Run-down, ransacked and abandoned neighborhoods in Detroit could come back to life with the help of apple orchards, Christmas-tree fields and large-scale city farm networks that could help rejuvenate the city and give disadvantaged city residents a place to cultivate crops such as strawberries, mushrooms and greens.

Michael Score, a veteran of the state’s agricultural school and now president of Hantz Farms, a commercial firm formed by longtime Detroit businessman John Hantz, said inner-city farming “becomes a tool to reignite Detroit’s economy.”

Hantz pledged 30 million dollars of his own money to fund year-round, for-profit farming within city limits. Other urban agriculture plans are under way in the city, but like Hantz, are on hold awaiting approval from Detroit’s bureaucracy.

Once the heart of the nation, the Motor City’s economy has drastically dropped over recent decades. Its industries are gutted, most factories are closed and joblessness and crime are at the highest rates among major US cities.

Demographers estimate that there are 40 square miles of abandoned residential property within the city limits. Nearly 33,000 houses are abandoned or ceded to the city through foreclosures. Mansions and middle-class homes stand roofless and in shambles. And the city does not have the funds to tear them down.

Those who still live in the heart of the city are forced to buy processed goods from convenience stores or travel miles to suburban groceries for fresh meat and produce.

A city burdened by a failing economy, racial tension, crime and political corruption have driven residents away, leaving Detroit’s population nearly halved. Lingering crime and violence discouraged business and investment which eroded Detroit’s tax base, quickening the decay and decline.

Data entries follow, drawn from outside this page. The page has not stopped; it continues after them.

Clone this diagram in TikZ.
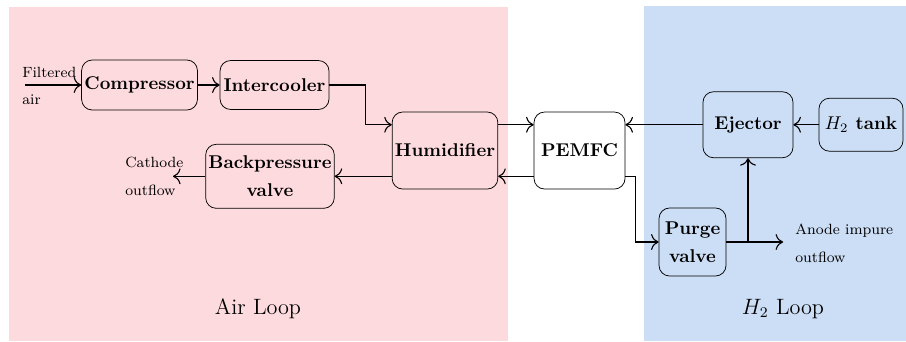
\documentclass[tikz,border=0pt]{standalone}
\usetikzlibrary{arrows.meta}
\definecolor{airpink}{RGB}{253,218,222}
\definecolor{hydroblue}{RGB}{204,222,245}

\begin{document}
\begin{tikzpicture}

		\tikzstyle{block}=[rectangle,
			draw=black,rounded corners=2mm,
			font=\bfseries,align=center,
			inner sep=1.5pt]
		\tikzstyle{arrow}=[->,>={To[scale=1.4]},
			draw=black,semithick]
		\tikzstyle{flowtext}=[font=\footnotesize,
			align=left,anchor=west,inner sep=0pt]
		\tikzstyle{looptext}=[font=\large]

		\useasboundingbox	(0,0) rectangle (17.214,-6.479);
		\fill[airpink]	(0.171,-0.133) rectangle (9.652,-6.479);
		\fill[hydroblue]	(12.236,-0.114) rectangle (17.214,-6.479);

		% air loop
		\node[block,minimum width=2.147cm,minimum height=0.95cm]	(compressor)	at (2.651,-1.615)	{Compressor};
		\node[block,minimum width=2.071cm,minimum height=0.93cm,right of=compressor,node distance=2.565cm]	(intercooler)	{Intercooler};
		\node[block,minimum width=1.976cm,minimum height=1.463cm]	(humidifier)	at (8.455,-2.86)	{Humidifier};
		\node[block,minimum width=2.394cm,minimum height=1.216cm]	(backpressure)	at (5.13,-3.35)	{Backpressure\\[3pt]valve};
		\node[block,minimum width=1.729cm,minimum height=1.463cm,right of=humidifier,node distance=2.556cm]	(pemfc)	{PEMFC};

		% hydrogen loop
		\node[block,minimum width=1.71cm,minimum height=1.254cm]	(ejector)	at (14.212,-2.37)	{Ejector};
		\node[block,minimum width=1.596cm,minimum height=1.007cm,right of=ejector,node distance=2.147cm]	(tank)	{$H_2$ tank};
		\node[block,minimum width=1.273cm,minimum height=1.292cm]	(purge)	at (13.158,-4.598)	{Purge\\[3pt]valve};

		% inlet and outlet texts
		\node[flowtext]	(airtext)	at (0.418,-1.634)	{Filtered\\[5.5pt]air};
		\node[flowtext]	(cathode)	at (2.375,-3.35)	{Cathode\\[5.5pt]outflow};
		\node[flowtext]	(anode)	at (15.105,-4.62)	{Anode impure\\[5.5pt]outflow};
		\coordinate	(airin)	at (0.475,-1.615);
		\coordinate	(cathodeout)	at (3.287,-3.35);
		\coordinate	(anodeout)	at (14.88,-4.598);

		\node[looptext]	(airloop)	at (4.902,-5.871)	{Air Loop};
		\node[looptext]	(hloop)	at (14.877,-5.871)	{$H_2$ Loop};

		\draw[arrow]	(airin)		--	(compressor);
		\draw[arrow]	(compressor)	--	(intercooler);
		\draw[arrow]	(intercooler.east)	-- ++(0.684,0) |-	([yshift=0.49cm]humidifier.west);
		\draw[arrow]	([yshift=0.49cm]humidifier.east)	--	([yshift=0.49cm]pemfc.west);
		\draw[arrow]	([yshift=-0.49cm]pemfc.west)	--	([yshift=-0.49cm]humidifier.east);
		\draw[arrow]	([yshift=-0.49cm]humidifier.west)	--	(backpressure.east);
		\draw[arrow]	(backpressure.west)	--	(cathodeout);

		\draw[arrow]	(tank)		--	(ejector);
		\draw[arrow]	(ejector.west)	--	([yshift=0.49cm]pemfc.east);
		\draw[arrow]	([yshift=-0.49cm]pemfc.east)	-- ++(0.19,0) |-	(purge.west);
		\draw[arrow]	(purge.east)	--	(anodeout);
		\draw[arrow]	(purge.east -| ejector.south)	--	(ejector.south);

	\end{tikzpicture}
\end{document}
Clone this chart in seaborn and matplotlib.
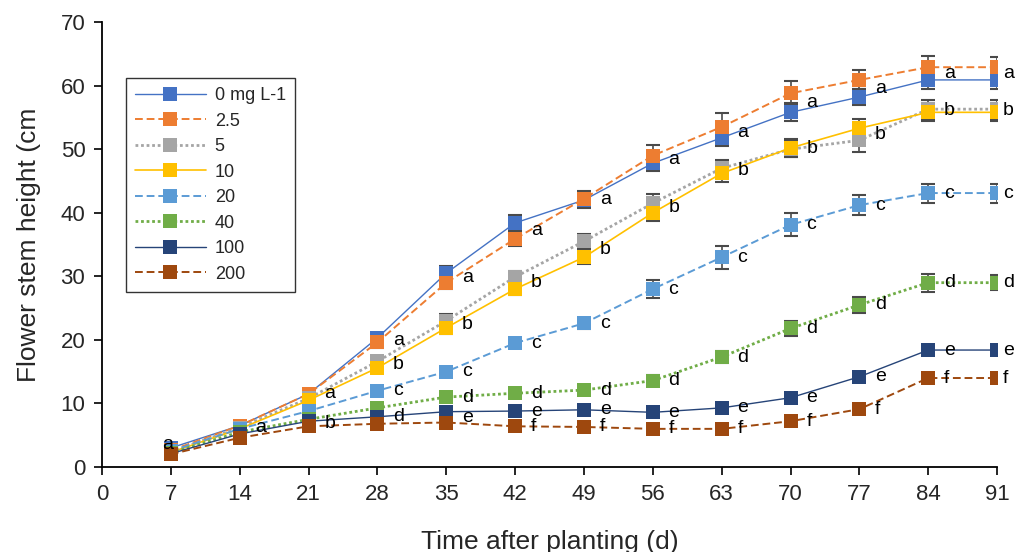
import numpy as np
import pandas as pd
import matplotlib
matplotlib.use('Agg')
import matplotlib.pyplot as plt
import seaborn as sns

#style
sns.set_style('white')
plt.rcParams['font.family'] = ['Liberation Sans', 'DejaVu Sans']

#data
days = [7, 14, 21, 28, 35, 42, 49, 56, 63, 70, 77, 84, 91]
series_names = ['0 mg L-1', '2.5', '5', '10', '20', '40', '100', '200']

h_0 = [3.0, 6.5, 11.5, 20.3, 30.5, 38.4, 42.0, 47.8, 51.8, 55.8, 58.2, 60.9, 60.9]
h_2_5 = [2.6, 6.5, 11.5, 19.6, 29.0, 35.9, 42.2, 49.0, 53.5, 58.8, 60.9, 62.9, 62.9]
h_5 = [2.4, 6.2, 10.8, 16.6, 23.0, 29.9, 35.5, 41.5, 47.0, 50.0, 51.4, 56.3, 56.3]
h_10 = [2.3, 6.0, 10.5, 15.6, 21.9, 28.0, 33.0, 40.0, 46.2, 50.2, 53.3, 55.8, 55.8]
h_20 = [2.5, 6.0, 8.8, 12.0, 15.0, 19.5, 22.6, 28.0, 33.0, 38.1, 41.2, 43.1, 43.1]
h_40 = [2.2, 5.5, 7.5, 9.3, 11.0, 11.6, 12.1, 13.6, 17.3, 21.8, 25.5, 29.0, 29.0]
h_100 = [2.1, 5.2, 7.2, 7.9, 8.7, 8.8, 9.0, 8.6, 9.3, 10.9, 14.2, 18.4, 18.4]
h_200 = [2.0, 4.6, 6.4, 6.8, 7.0, 6.4, 6.3, 6.0, 6.0, 7.2, 9.1, 14.0, 14.0]

#standard errors
e_0 = [0.3, 0.4, 0.5, 0.8, 1.2, 1.3, 1.2, 1.3, 1.3, 1.4, 1.3, 1.5, 1.5]
e_2_5 = [0.3, 0.4, 0.5, 0.8, 1.0, 1.1, 1.2, 1.6, 2.2, 1.9, 1.5, 1.8, 1.6]
e_5 = [0.3, 0.4, 0.5, 0.8, 1.0, 1.0, 1.2, 1.5, 1.3, 1.3, 1.8, 1.5, 1.5]
e_10 = [0.3, 0.4, 0.5, 0.8, 0.9, 1.0, 1.0, 1.3, 1.3, 1.4, 1.4, 1.4, 1.4]
e_20 = [0.3, 0.4, 0.5, 0.6, 0.7, 0.8, 0.9, 1.4, 1.8, 1.8, 1.6, 1.5, 1.5]
e_40 = [0.3, 0.4, 0.4, 0.5, 0.6, 0.7, 0.7, 0.8, 0.9, 1.2, 1.3, 1.4, 1.2]
e_100 = [0.2, 0.3, 0.3, 0.4, 0.4, 0.4, 0.4, 0.4, 0.5, 0.5, 0.6, 0.7, 0.7]
e_200 = [0.2, 0.3, 0.3, 0.4, 0.4, 0.4, 0.4, 0.4, 0.4, 0.5, 0.6, 0.7, 0.7]

#significance letters
l_0 = ['a', 'a', 'a', 'a', 'a', 'a', 'a', 'a', 'a', 'a', 'a', 'a', 'a']
l_2_5 = ['', 'a', 'a', 'a', 'a', 'a', 'a', 'a', 'a', 'a', 'a', 'a', 'a']
l_5 = ['', 'a', '', 'b', 'b', 'b', 'b', 'b', 'b', 'b', 'b', 'b', 'b']
l_10 = ['', 'a', '', 'b', 'b', 'b', 'b', 'b', 'b', 'b', 'b', 'b', 'b']
l_20 = ['', 'a', '', 'c', 'c', 'c', 'c', 'c', 'c', 'c', 'c', 'c', 'c']
l_40 = ['', '', '', 'd', 'd', 'd', 'd', 'd', 'd', 'd', 'd', 'd', 'd']
l_100 = ['', '', 'b', 'd', 'e', 'e', 'e', 'e', 'e', 'e', 'e', 'e', 'e']
l_200 = ['', '', 'b', 'd', 'e', 'f', 'f', 'f', 'f', 'f', 'f', 'f', 'f']

heights = [h_0, h_2_5, h_5, h_10, h_20, h_40, h_100, h_200]
errors = [e_0, e_2_5, e_5, e_10, e_20, e_40, e_100, e_200]
letters = [l_0, l_2_5, l_5, l_10, l_20, l_40, l_100, l_200]

#colours and line styles (excel like)
colours = ['#4472C4', '#ED7D31', '#A5A5A5', '#FFC000', '#5B9BD5', '#70AD47', '#264478', '#9E480E']
styles = ['-', (0, (4, 2)), (0, (1, 1)), '-', (0, (4, 2)), (0, (1, 1)), '-', (0, (4, 2))]
widths = [1.0, 1.4, 2.0, 1.2, 1.4, 2.0, 1.0, 1.4]

fig = plt.figure(figsize=(10.16, 5.52), dpi=100)
ax = fig.add_axes([0.1004, 0.154, 0.881, 0.806])

for name, h, e, c, ls, lw in zip(series_names, heights, errors, colours, styles, widths):
    ax.errorbar(days, h, yerr=e, fmt='none', ecolor='#4a4a4a', elinewidth=1.2,
                capsize=5, capthick=1.5, zorder=2)
    sns.lineplot(x=days, y=h, ax=ax, color=c, linestyle=ls, linewidth=lw,
                 marker='s', markersize=10, markeredgewidth=0, label=name,
                 zorder=3, legend=False)

#letters: one per group, placed at the mean of the group
for i, d in enumerate(days):
    groups = {}
    for h, l in zip(heights, letters):
        if l[i]:
            groups.setdefault(l[i], []).append(h[i])
    if i == 0:
        dx, ha, dy = -0.3, 'center', 0.6
    elif i == len(days) - 1:
        dx, ha, dy = 0.6, 'left', 0
    else:
        dx, ha, dy = 1.6, 'left', 0
    for let, vals in groups.items():
        ax.text(d + dx, np.mean(vals) + dy, let, fontsize=14, ha=ha, va='center',
                color='black', zorder=4)

#axes
ax.set_xlim(0, 91)
ax.set_ylim(0, 70)
ax.set_xticks(range(0, 92, 7))
ax.set_yticks(range(0, 71, 10))
ax.tick_params(axis='both', direction='out', length=6, width=1.2, color='black',
               bottom=True, left=True, labelsize=16, pad=6)
ax.spines['top'].set_visible(False)
ax.spines['right'].set_visible(False)
for s in ['left', 'bottom']:
    ax.spines[s].set_color('black')
    ax.spines[s].set_linewidth(1.3)
ax.set_xlabel('Time after planting (d)', fontsize=19, labelpad=18)
ax.set_ylabel('Flower stem height (cm', fontsize=19, labelpad=14)

#legend
leg = ax.legend(loc='upper left', bbox_to_anchor=(0.027, 0.874), fontsize=13,
                frameon=True, fancybox=False, edgecolor='black', handlelength=3.9,
                labelspacing=0.47, borderpad=0.5, handletextpad=0.5, borderaxespad=0)
leg.get_frame().set_linewidth(1.0)

fig.savefig('out.png', dpi=100, facecolor='white')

Many factories moved out and none moved in to fill void, further accelerating the city’s woes.

Environmentalists and for-profit farmers are seeing the city’s lifeless areas as opportunity, rather blight.

Apple orchards would be the first crops to pop up after planting them at the cost of 30 to 40 thousand dollars per acre, said Score. Contaminated land unfit for edible crops would be planted with trees, flowers and other plants.

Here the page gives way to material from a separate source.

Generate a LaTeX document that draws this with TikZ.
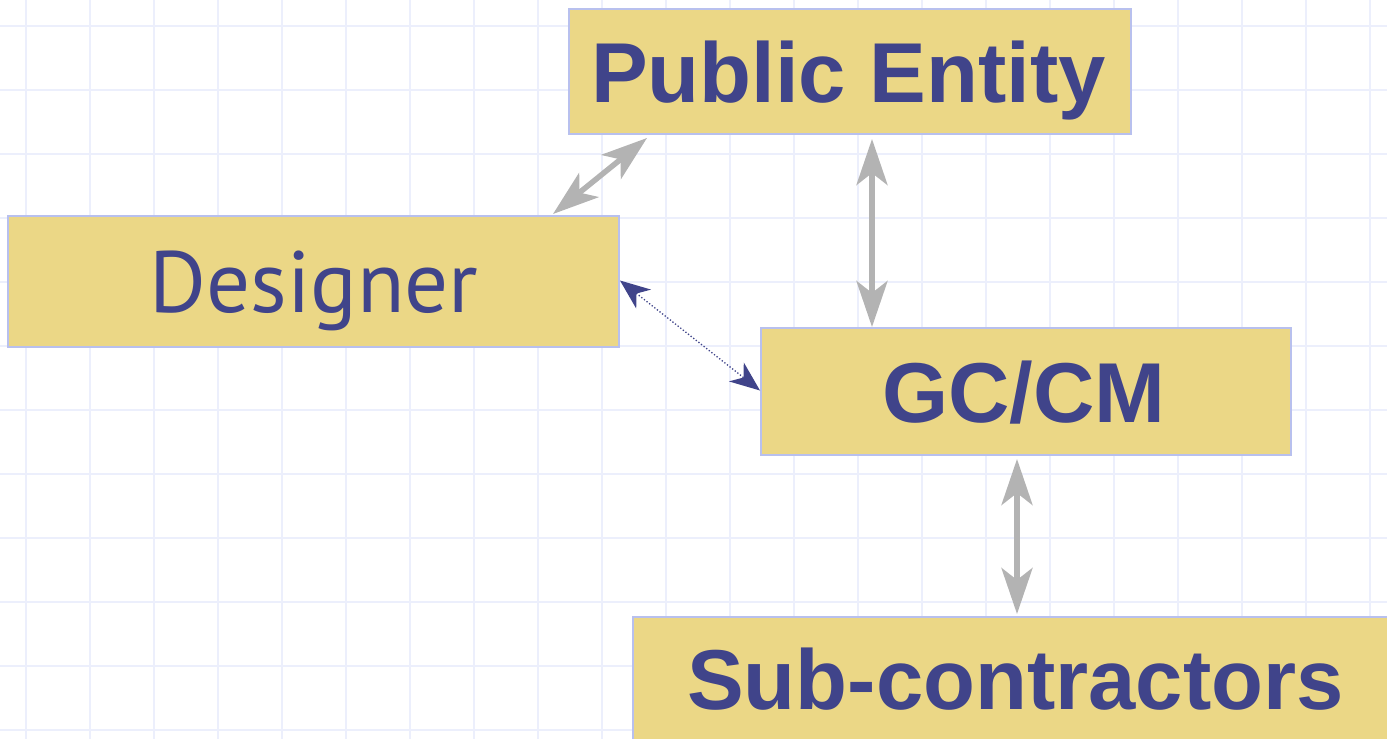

“Rather than wasting resources to recreate Iowa in the middle of Detroit, let’s see what we can grow in the city as it exists,” Score said in an interview. “You don’t have to plow an orchard every year, for example.”

Recovery Park, a plan instated by the non-profit group SHAR, aims to farm 2,000 acres in 15-to-30-acre pods.

Gary Wozniak, chief development officer for SHAR, aims to establish for-profit farming via a worker-owned cooperative system, much like Spain’s famed Mondragon Corporacion Cooperativa.

Wozniak feels that agriculture circumvents many of the obstacles Detroiters encounter in finding jobs and establishing careers. “You don’t need book learning to do a lot of farming and land-reclamation jobs,” Wozniak told AFP.

Despite enthusiasm, it is unlikely there will be summer crops this year. Ironically, in a city with so much idle property, no one has been able to assemble parcels large enough to farm.

Issues include how much the city plans to charge for properties it owns through tax liens, what to do about the few residents still scattered amid target parcels and questions of taxation and zoning. The city also has no way of zoning or taxing land for agricultural use.